Les données récoltées par les lunettes sur le suivi de regard des étudiants et analysé par Andrea Mazzei nous ont permis d’explorer ces deux processus au niveau du geste attentionnel lui-même. Notre première découverte fut que les saccades oculaires de lecture du texte du manuel scolaire et celles qui correspondent à la lecture des annotations se distinguent nettement sous la forme de deux « nuages » distincts aux caractéristiques sensorimotrices propres. Le lecteur alterne entre ces deux régimes de lecture, comme deux temps différent dans sa lecture.
Cette première constatation nous rappelle que « la lecture », au sens d’un comportement unifié bien défini, n’existe pas. Il y a au contraire une famille de comportements qui extérieurement ressemblent à ce que nous appelons communément lire, mais qui en fait, lorsqu’on les analyse au niveau du geste attentionnel se révèlent extrêmement différents. Nous ne « lisons » pas un magazine comme nous « lisons » un roman, un mode d’emploi comme un dictionnaire ou en l’occurrence ici, un manuel de cours et les annotations qui l’entourent. Dans chacun de ces cas, nos yeux font des danses bien différentes. Parler de cette famille de mouvements comme d’un seul et même comportement est aussi simplificateur que d’assimiler tous les sports olympiques à une seule et même catégorie : « des gens qui s’agitent ».
Nos lunettes ont donc révélé que les yeux de nos étudiants dansaient en sautant de la lecture continue à la consultation des annotations et vice-versa. Nous pouvons interpréter ces sauts entre régimes soit comme le signe d’une stratégie de lecture plus ou moins consciente, soit plus passivement comme le résultat de forces attractives qui sculptent le regard du lecteur. Sur les données que nous avons récoltées, les chances de saut du texte à l’annotation dépendent fortement de la distance du regard du lecteur à cette dernière, mais aussi de sa taille et des niveaux de contraste.

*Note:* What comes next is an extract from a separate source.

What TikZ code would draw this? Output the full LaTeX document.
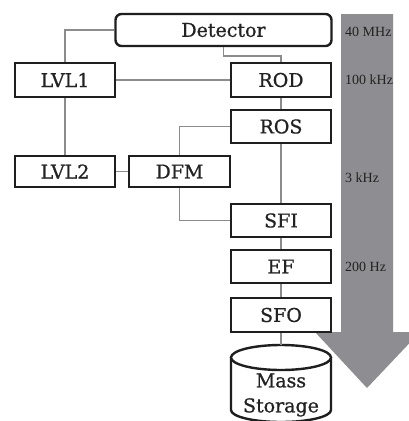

Si nous voulions tenter une modélisation de ce processus simplement à partir des données recueillies, nous dirions qu’il existe comme une « force gravitationnelle » qui attire le regard du lecteur vers l’annotation, force d’autant plus grande que l’annotation est volumineuse et contrastée. Quand l’annotation rentre dans le champ de vision périphérique du lecteur, elle capture son attention et le fait basculer momentanément dans un autre régime de lecture.
Nous avons aussi pu confirmer, à ce niveau d’analyse, l’effet bénéfique des annotations. Le temps passé sur les annotations et les mouvements oculaires rapides sur l’ensemble du texte sont, de manière statistiquement significative, des prédicteurs d’apprentissage. Si ces résultats ont une certaine généralité, il serait donc peut-être possible de prédire l’apprentissage d’un étudiant lisant un texte, simplement en analysant les motifs de son regard, sans même se soucier de ce qui peut bien se passer dans sa tête de lecteur.